Friendship
I had the loveliest dinner with a friend last night. It always takes a little bit of time to align our two schedules as we are generally busy people with families and other responsibilities to attend to. But in a stroke of luck, we were able to get together and catch up.
It was great to hear what’s happening in her life, to learn about her latest adventures in her job, marvel at the things her kids are up to, her plans, etc. And I got to share what is new and exciting in my life as well as what is old and boring.
We have been friends for a while now through many of the curves that Life has thrown each of us – life, death, illness, health, moves, job changes, etc. Even though we don’t get together as often as we might like, when we do, we are able to pick up not where we left off, but instead we pick up right where we are right now.
As I walked down the street to my car after dinner, I was reflecting on what makes this particular friendship so dear. I am lucky to have many wonderful and kind friends. Why did this one on this night strike me as extra lovely? I think it might have to do with the care we hold for one another and the space we allow each other for growth in our own directions. We are two different people, doing different things in and with our lives, with different marital and kiddo situations, and actually, the list of our differences might be very long if I took the time to list it all out!
I kept walking because parking downtown is never quite as convenient as I’d like it to be (meaning, I had to park far). And while I walked, I realized that the sweetness of the connection with this friend has something to do with how we see each other. She sees past the performative parts of people – the shinier outsides that we try to present one another – and goes right to the more meaningful parts. And because she does that, I do the same. We don’t pry, but we do ask deeper questions of one another and allow the other to honestly answer without laying on our own thoughts and judgments.
I got to my car, and I realized that part of what makes this friendship is that she loves her friends like I think God loves all of us. God’s schedule is perhaps more open than my friend’s, but it’s up to me to make that time. But when I do make the time to sit with God, I think we are just as delighted to see each other. And when I tell God what’s been going on, I think God listens intently. The questions God asks of me come not from a place of judgment or condemnation, but from genuine curiosity. When I offer to God the places that hurt in my life, I think God likely replies, “Oh yes, that would hurt. I’m so sorry you’re going through that.” And when we get up from the table at the end of our meal together, God hugs me tightly and our hearts are full from the time spent together.

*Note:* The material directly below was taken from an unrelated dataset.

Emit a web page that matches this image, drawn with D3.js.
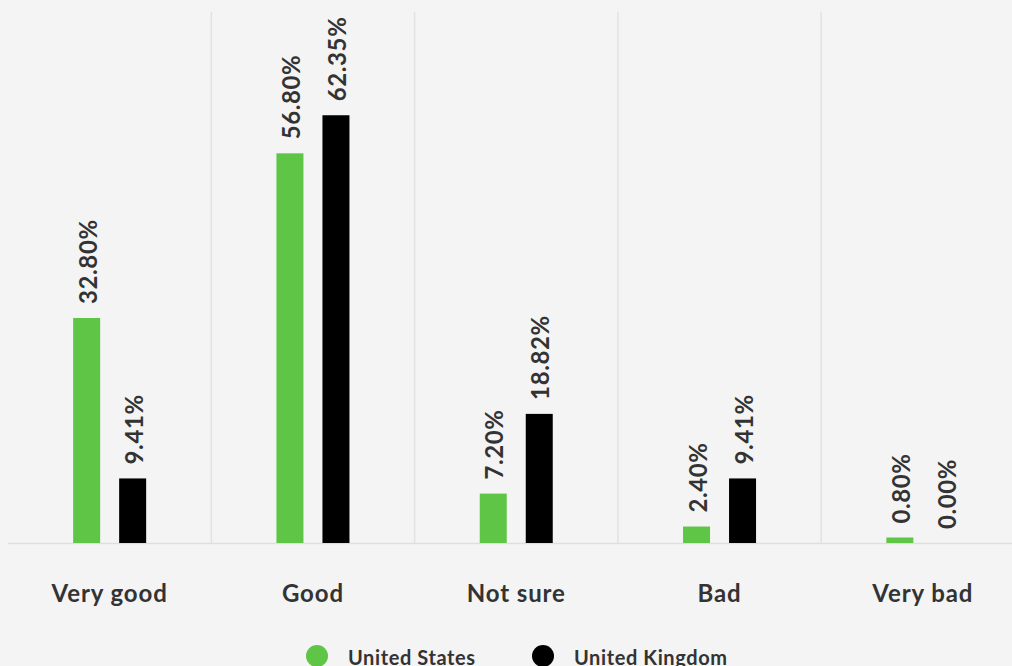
<!DOCTYPE html>
<html>
<head>
<meta charset="utf-8">
<script src="https://cdn.jsdelivr.net/npm/d3@7"></script>
<style>
  html, body { margin: 0; padding: 0; background: #f4f4f4; }
  svg { display: block; }
  text { font-family: Lato, "Open Sans", sans-serif; font-weight: 700; fill: #333; }
</style>
</head>
<body>
<script>
const categories = ["Very good", "Good", "Not sure", "Bad", "Very bad"];
const seriesNames = ["United States", "United Kingdom"];
const usValues = [32.80, 56.80, 7.20, 2.40, 0.80];
const ukValues = [9.41, 62.35, 18.82, 9.41, 0.00];
const seriesColors = ["#5fc546", "#000000"];

const W = 1012, H = 666;
const plotLeft = 8, bandW = 203.3, baseY = 543, topY = 12;

const svg = d3.select("body").append("svg").attr("width", W).attr("height", H);

const x = d3.scaleBand()
  .domain(categories)
  .range([plotLeft, plotLeft + bandW * categories.length])
  .paddingInner(0).paddingOuter(0);

// two bars per category, 27px wide, 46px apart
const x1 = d3.scaleBand()
  .domain(seriesNames)
  .range([x.bandwidth() / 2 - 36.5, x.bandwidth() / 2 + 36.5])
  .paddingInner(19 / 46).paddingOuter(0);

const y = d3.scaleLinear().domain([0, 77.4]).range([baseY, topY]);

// vertical separators between categories
svg.append("g").selectAll("line")
  .data(categories.slice(1))
  .join("line")
  .attr("x1", d => x(d)).attr("x2", d => x(d))
  .attr("y1", topY).attr("y2", baseY)
  .attr("stroke", "#e2e2e2").attr("stroke-width", 1.5);

// baseline
svg.append("line")
  .attr("x1", plotLeft).attr("x2", W)
  .attr("y1", baseY + 0.5).attr("y2", baseY + 0.5)
  .attr("stroke", "#dedede").attr("stroke-width", 1.5);

const rows = categories.map((c, i) => ({
  cat: c,
  vals: [
    { s: seriesNames[0], v: usValues[i], color: seriesColors[0] },
    { s: seriesNames[1], v: ukValues[i], color: seriesColors[1] }
  ]
}));

const groups = svg.append("g").selectAll("g")
  .data(rows)
  .join("g")
  .attr("transform", d => `translate(${x(d.cat)},0)`);

groups.selectAll("rect")
  .data(d => d.vals)
  .join("rect")
  .attr("x", d => x1(d.s))
  .attr("width", x1.bandwidth())
  .attr("y", d => y(d.v))
  .attr("height", d => baseY - y(d.v))
  .attr("fill", d => d.color);

groups.selectAll("text.val")
  .data(d => d.vals)
  .join("text")
  .attr("class", "val")
  .attr("transform", d => `translate(${x1(d.s) + x1.bandwidth() / 2 + 10},${y(d.v) - 14}) rotate(-90)`)
  .attr("font-size", 24)
  .attr("letter-spacing", 0.6)
  .text(d => d.v.toFixed(2) + "%");

// category labels
svg.append("g").selectAll("text")
  .data(categories)
  .join("text")
  .attr("x", d => x(d) + x.bandwidth() / 2)
  .attr("y", 602)
  .attr("text-anchor", "middle")
  .attr("font-size", 24)
  .attr("letter-spacing", 0.9)
  .text(d => d);

// legend
const legendItems = [
  { name: seriesNames[0], color: seriesColors[0], cx: 317 },
  { name: seriesNames[1], color: seriesColors[1], cx: 543 }
];
const lg = svg.append("g").selectAll("g").data(legendItems).join("g");
lg.append("circle").attr("cx", d => d.cx).attr("cy", 656).attr("r", 11).attr("fill", d => d.color);
lg.append("text").attr("x", d => d.cx + 31).attr("y", 665).attr("font-size", 20).attr("letter-spacing", 0.6).text(d => d.name);
</script>
</body>
</html>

I am grateful for my friend who met me for dinner and the gift of our friendship. And I am grateful to be so known by a God who loves each of us. What a gift to know that the Divine seeks our time and wants to know our hearts. What a gift to have the Creator of the Universe look past the shiny, performative parts of us and see right into the places in our lives that hold our truer selves with all the joys and hurts that live there – and loves us all the more for it! What a gift to be known, seen, and valued for who we are right now – and for who we are becoming.
What extravagant gifts we have in friends – both human and Divine.